_DATA LINES_
===============
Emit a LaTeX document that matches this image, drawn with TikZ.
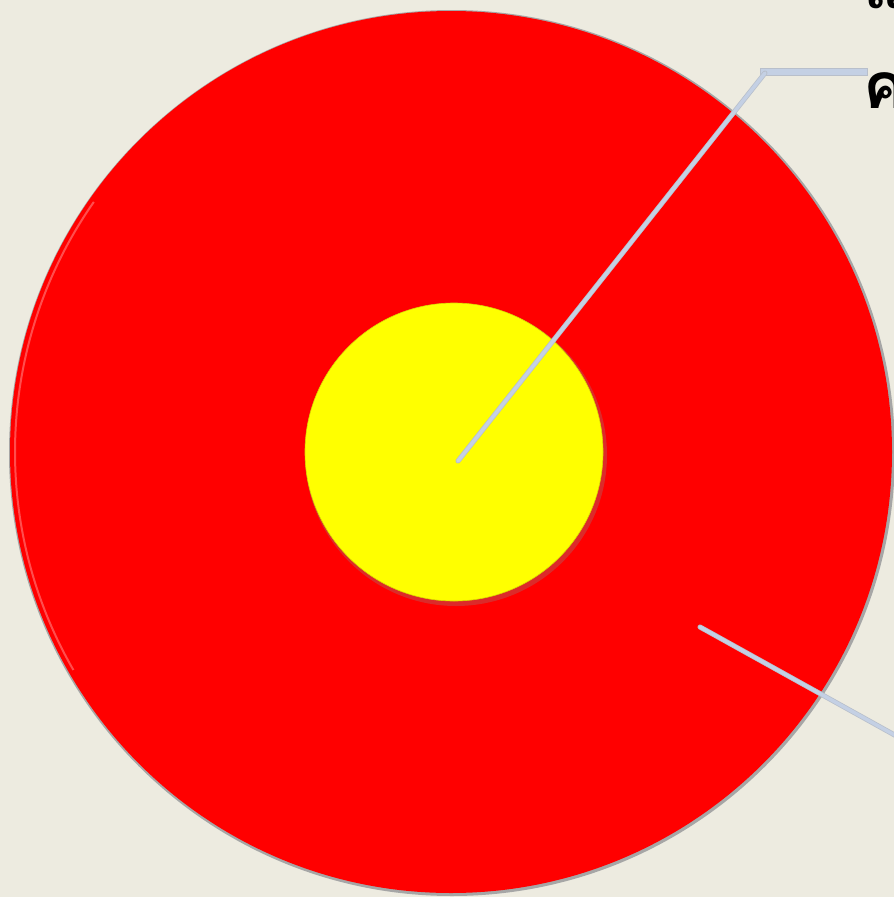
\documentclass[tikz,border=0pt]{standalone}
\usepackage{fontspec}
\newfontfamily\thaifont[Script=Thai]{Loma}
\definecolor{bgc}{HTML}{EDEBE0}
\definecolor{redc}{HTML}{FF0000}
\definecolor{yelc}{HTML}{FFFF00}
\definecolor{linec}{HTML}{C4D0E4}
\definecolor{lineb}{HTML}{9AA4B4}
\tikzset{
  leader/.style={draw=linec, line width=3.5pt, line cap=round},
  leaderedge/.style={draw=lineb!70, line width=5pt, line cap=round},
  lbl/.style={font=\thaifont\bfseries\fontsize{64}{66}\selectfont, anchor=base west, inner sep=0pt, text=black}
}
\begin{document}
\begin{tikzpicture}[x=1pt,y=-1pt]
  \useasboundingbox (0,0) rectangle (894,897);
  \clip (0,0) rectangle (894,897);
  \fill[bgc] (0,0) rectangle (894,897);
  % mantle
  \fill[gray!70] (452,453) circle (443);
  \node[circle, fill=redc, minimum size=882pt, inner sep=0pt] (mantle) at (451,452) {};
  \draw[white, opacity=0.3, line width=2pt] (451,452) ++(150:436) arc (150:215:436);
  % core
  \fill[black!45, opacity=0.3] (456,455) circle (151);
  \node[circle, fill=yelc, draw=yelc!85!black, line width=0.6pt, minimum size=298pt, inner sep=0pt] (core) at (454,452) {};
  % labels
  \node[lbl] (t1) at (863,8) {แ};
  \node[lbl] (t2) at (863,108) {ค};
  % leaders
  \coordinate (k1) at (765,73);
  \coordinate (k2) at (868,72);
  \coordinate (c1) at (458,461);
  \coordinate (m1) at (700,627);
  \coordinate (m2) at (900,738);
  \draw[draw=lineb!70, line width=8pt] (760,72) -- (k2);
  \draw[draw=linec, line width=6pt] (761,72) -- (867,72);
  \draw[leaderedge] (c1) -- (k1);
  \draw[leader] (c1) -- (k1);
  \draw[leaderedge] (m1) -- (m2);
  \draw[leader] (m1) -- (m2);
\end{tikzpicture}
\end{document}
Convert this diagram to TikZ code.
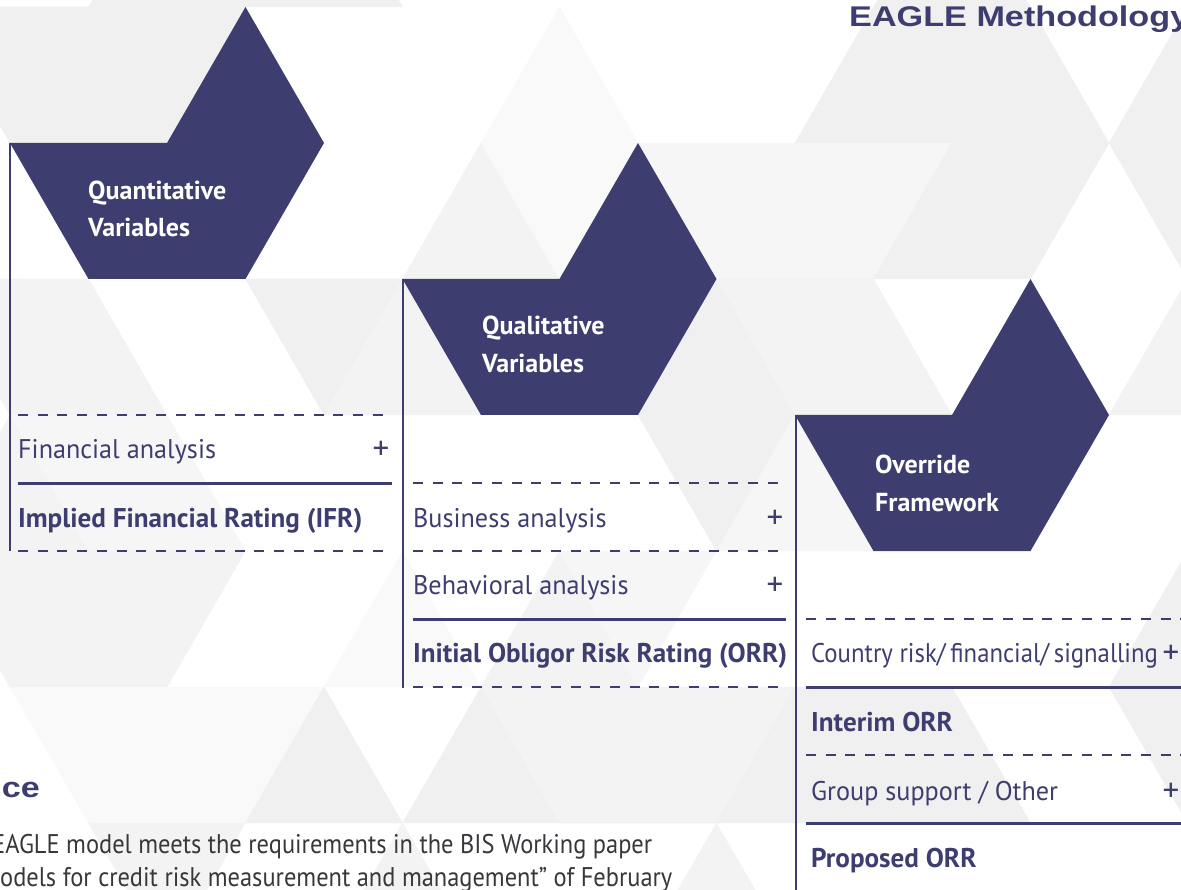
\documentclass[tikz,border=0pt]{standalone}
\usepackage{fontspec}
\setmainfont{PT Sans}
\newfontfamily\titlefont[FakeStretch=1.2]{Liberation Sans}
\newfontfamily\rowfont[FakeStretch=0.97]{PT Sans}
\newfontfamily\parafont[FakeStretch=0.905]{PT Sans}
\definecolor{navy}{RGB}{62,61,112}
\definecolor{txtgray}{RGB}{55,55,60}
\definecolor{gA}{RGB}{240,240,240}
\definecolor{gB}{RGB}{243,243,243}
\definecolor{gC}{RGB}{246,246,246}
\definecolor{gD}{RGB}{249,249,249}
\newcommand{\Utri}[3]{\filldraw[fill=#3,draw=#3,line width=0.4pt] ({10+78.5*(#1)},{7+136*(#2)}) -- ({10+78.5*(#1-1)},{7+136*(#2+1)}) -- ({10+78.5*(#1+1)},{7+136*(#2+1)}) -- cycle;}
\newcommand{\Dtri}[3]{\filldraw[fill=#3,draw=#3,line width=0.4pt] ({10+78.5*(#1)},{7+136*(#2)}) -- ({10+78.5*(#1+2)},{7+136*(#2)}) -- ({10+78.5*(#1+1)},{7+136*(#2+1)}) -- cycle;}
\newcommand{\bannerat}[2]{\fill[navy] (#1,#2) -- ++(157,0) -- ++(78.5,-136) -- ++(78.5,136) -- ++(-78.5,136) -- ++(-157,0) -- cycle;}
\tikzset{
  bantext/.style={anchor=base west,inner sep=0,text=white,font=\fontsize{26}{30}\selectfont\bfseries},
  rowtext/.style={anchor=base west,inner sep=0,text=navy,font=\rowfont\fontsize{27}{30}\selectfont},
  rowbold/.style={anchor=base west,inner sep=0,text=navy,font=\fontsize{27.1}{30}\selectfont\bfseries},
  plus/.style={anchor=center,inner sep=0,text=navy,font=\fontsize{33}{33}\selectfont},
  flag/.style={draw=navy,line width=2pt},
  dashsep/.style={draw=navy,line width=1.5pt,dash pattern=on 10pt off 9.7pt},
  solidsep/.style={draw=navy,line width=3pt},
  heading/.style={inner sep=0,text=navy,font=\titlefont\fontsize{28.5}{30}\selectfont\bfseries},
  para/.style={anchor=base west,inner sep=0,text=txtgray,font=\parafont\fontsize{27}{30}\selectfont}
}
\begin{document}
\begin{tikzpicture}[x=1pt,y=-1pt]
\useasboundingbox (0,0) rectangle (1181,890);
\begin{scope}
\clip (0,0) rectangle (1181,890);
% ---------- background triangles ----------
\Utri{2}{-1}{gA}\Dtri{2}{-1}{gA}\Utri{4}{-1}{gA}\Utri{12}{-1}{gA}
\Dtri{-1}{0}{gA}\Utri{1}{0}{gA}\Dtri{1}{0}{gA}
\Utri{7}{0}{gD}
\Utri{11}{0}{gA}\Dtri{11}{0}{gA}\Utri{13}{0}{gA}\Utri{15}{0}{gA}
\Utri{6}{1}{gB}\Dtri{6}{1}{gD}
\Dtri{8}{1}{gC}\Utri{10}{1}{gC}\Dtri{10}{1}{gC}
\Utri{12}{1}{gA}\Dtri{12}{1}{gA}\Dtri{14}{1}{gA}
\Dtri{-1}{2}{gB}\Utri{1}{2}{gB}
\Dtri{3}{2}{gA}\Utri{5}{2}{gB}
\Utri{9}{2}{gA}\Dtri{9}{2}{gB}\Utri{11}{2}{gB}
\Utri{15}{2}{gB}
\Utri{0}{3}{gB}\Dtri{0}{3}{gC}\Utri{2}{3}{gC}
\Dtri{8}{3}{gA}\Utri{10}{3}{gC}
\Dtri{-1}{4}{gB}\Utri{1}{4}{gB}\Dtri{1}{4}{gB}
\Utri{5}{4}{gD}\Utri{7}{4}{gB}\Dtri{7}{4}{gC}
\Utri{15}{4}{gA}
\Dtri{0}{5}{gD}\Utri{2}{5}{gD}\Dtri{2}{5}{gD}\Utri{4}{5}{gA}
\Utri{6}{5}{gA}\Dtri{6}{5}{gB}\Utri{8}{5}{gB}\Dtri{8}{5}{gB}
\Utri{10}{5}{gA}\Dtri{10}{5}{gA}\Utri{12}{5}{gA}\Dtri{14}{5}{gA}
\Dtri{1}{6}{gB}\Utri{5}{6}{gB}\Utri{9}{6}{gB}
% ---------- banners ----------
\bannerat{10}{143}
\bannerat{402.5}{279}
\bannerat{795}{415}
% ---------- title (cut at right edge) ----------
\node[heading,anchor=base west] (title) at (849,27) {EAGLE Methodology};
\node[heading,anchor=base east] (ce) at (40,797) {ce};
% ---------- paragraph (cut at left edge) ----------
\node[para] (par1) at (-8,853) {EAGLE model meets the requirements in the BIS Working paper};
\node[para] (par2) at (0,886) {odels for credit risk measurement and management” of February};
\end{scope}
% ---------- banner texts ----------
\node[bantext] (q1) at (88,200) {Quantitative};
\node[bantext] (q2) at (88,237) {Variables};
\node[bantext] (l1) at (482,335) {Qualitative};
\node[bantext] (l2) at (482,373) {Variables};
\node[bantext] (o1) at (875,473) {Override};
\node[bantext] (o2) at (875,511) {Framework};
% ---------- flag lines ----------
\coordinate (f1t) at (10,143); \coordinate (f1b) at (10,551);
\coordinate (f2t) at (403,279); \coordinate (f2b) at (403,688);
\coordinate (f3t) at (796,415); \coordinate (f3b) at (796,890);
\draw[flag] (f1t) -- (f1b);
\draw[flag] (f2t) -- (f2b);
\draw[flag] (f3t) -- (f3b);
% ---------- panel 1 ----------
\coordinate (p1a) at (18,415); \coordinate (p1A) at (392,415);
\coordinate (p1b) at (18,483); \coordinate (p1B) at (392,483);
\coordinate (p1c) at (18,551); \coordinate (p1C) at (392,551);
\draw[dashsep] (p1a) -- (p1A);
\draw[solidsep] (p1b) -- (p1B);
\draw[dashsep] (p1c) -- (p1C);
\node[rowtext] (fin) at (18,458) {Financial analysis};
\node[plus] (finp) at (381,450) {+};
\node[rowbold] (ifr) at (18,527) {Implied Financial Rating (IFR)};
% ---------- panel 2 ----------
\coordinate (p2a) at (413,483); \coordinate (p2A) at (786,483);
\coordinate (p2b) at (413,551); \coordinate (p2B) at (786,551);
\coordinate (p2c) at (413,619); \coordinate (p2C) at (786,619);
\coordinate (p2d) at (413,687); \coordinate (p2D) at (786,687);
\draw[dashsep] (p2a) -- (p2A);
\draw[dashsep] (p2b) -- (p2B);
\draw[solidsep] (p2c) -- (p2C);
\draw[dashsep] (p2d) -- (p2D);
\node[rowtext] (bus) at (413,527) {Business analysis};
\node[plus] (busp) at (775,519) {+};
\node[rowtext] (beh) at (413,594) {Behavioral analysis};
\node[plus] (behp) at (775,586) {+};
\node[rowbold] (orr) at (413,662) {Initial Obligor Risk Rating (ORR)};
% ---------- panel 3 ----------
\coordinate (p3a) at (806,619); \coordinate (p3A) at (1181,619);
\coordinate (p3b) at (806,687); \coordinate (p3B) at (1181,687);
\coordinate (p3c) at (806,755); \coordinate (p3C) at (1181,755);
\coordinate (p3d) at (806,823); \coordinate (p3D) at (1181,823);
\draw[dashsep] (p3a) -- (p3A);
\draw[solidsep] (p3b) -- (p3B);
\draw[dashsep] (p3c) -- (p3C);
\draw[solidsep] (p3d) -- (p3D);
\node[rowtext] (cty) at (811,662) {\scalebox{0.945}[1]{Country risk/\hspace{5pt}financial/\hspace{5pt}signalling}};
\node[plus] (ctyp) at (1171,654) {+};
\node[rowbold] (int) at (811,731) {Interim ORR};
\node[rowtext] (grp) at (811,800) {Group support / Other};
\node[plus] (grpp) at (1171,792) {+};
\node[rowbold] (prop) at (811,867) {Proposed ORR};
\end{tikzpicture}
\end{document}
===============
_GIVEN EXERCISE_
Read the data above. Pull out each line in which the string "this" appears.

_TASK ANSWER_
Emit a LaTeX document that matches this image, drawn with TikZ.
Convert this diagram to TikZ code.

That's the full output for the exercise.